begin EXERCISE MATERIALS

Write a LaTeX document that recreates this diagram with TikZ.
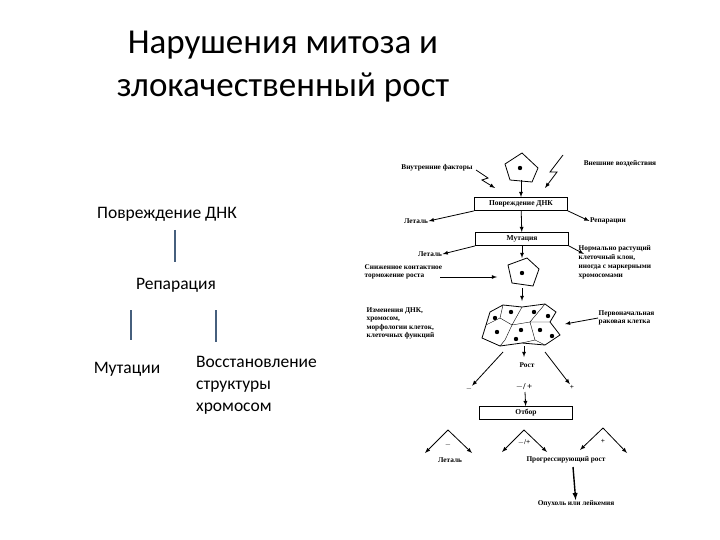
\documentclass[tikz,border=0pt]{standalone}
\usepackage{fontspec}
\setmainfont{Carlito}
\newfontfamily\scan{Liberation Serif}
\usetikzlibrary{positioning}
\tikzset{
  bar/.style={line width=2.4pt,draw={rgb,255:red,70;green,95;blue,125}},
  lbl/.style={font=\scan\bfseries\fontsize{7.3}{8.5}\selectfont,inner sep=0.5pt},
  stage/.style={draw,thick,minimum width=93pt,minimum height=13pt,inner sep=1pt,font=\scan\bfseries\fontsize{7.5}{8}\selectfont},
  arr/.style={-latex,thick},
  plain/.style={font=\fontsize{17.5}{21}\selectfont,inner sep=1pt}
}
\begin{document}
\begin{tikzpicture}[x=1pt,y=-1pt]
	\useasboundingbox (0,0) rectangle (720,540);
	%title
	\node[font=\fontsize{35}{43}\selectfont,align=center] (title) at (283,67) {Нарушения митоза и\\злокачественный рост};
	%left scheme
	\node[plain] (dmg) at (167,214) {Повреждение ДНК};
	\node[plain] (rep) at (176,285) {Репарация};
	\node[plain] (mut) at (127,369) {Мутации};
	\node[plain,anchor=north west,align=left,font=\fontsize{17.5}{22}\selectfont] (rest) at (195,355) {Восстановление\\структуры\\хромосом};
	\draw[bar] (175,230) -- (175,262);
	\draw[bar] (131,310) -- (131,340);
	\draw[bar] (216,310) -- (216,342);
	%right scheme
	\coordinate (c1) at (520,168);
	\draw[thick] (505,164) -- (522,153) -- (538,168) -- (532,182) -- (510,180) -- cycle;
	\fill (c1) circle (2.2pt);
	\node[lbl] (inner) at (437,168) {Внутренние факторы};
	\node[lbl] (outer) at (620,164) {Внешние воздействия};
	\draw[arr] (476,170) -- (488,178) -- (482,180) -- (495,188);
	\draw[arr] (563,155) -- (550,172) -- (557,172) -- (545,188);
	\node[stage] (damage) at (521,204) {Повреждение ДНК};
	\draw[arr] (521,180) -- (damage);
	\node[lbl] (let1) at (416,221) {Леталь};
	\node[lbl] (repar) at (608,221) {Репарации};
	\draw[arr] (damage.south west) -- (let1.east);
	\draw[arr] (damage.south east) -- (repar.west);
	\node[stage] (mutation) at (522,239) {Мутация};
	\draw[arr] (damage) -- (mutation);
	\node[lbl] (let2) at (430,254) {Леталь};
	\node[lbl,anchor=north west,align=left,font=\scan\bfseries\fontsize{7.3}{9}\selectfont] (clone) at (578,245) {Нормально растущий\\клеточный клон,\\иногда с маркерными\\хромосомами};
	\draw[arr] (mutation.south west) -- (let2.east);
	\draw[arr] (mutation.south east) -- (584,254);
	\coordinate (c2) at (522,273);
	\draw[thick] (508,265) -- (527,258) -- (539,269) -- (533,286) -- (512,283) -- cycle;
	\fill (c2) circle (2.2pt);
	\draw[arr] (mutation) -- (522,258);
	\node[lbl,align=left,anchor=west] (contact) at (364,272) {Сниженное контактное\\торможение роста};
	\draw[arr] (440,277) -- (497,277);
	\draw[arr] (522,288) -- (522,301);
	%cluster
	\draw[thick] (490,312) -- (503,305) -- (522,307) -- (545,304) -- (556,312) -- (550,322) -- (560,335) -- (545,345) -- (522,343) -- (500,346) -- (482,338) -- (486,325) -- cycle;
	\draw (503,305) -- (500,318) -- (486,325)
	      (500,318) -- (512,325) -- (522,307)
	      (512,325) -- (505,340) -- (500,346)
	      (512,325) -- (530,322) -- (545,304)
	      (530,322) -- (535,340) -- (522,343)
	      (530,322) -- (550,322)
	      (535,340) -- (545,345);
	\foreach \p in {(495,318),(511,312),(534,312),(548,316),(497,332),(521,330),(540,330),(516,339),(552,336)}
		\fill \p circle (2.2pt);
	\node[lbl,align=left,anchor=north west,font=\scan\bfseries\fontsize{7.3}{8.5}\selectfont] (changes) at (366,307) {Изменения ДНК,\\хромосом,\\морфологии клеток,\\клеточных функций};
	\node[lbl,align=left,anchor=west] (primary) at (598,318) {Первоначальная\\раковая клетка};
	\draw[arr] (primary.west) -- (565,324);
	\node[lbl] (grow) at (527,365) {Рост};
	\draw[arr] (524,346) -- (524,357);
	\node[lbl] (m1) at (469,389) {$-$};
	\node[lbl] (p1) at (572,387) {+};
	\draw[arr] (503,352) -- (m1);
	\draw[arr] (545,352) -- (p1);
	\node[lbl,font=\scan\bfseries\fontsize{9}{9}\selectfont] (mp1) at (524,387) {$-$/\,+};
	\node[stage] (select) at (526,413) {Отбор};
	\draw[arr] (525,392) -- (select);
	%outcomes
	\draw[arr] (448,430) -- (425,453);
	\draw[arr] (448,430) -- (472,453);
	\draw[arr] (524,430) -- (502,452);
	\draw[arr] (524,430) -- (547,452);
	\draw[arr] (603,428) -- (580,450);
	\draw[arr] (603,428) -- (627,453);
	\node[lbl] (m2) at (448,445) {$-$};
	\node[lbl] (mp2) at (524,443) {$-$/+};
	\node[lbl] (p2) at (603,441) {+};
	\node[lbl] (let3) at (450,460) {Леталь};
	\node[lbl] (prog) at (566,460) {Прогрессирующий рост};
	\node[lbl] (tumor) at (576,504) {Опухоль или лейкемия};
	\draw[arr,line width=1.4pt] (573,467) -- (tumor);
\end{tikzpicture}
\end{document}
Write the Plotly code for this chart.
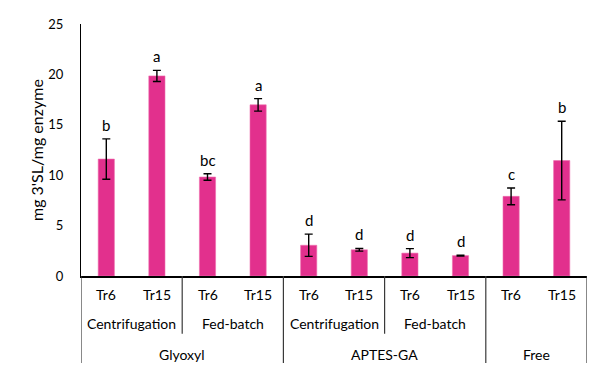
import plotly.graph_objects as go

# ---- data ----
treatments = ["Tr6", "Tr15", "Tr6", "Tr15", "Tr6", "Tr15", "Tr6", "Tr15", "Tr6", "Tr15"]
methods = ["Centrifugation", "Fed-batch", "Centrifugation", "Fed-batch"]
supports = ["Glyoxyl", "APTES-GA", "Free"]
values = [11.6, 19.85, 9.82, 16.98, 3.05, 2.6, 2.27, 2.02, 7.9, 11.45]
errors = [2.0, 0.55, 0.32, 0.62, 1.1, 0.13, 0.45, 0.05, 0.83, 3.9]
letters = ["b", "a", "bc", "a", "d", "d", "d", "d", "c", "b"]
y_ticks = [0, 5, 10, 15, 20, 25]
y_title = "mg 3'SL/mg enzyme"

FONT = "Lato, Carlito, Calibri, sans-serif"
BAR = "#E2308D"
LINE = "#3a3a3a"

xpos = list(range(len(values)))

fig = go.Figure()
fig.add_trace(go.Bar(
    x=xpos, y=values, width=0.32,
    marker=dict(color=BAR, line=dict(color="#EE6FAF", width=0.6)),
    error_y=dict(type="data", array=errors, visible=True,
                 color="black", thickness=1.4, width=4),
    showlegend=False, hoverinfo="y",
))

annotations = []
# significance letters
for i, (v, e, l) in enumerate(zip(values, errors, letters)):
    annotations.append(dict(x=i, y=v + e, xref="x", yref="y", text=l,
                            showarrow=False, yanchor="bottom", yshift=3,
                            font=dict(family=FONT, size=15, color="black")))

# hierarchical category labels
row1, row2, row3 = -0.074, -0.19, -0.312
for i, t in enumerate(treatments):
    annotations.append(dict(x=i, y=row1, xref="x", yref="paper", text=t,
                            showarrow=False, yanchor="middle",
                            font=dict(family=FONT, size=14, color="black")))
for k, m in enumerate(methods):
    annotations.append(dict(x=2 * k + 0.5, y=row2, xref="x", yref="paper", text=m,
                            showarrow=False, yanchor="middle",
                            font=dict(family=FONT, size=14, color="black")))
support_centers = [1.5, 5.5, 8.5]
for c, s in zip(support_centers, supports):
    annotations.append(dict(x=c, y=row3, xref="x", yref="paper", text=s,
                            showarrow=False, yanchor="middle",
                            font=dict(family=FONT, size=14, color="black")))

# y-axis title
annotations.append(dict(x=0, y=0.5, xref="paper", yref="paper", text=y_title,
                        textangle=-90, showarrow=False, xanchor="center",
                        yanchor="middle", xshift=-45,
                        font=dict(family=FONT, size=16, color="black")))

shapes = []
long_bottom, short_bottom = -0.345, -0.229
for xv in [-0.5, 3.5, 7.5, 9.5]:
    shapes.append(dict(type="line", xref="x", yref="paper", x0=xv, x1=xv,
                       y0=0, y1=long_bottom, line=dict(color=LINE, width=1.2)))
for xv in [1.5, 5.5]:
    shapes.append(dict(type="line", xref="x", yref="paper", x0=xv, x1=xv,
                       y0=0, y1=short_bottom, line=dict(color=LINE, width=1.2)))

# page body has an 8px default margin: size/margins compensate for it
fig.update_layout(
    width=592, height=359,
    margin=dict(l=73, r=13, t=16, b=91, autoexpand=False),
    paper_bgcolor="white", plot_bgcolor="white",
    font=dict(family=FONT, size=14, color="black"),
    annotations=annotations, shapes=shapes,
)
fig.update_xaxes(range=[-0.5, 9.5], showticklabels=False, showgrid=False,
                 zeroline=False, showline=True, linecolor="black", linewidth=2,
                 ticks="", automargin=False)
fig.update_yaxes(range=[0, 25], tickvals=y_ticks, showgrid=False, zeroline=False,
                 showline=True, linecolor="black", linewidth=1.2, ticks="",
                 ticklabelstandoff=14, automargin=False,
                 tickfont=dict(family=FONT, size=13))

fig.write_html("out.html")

end EXERCISE MATERIALS

◆ **EXERCISE PROMPT**: Go up to the line with "Write the Plotly code for this chart." and retype exactly from there through the line with "import plotly.graph_objects as go". Leave out pictures.

◆ **REPLY**:
Write the Plotly code for this chart.
import plotly.graph_objects as go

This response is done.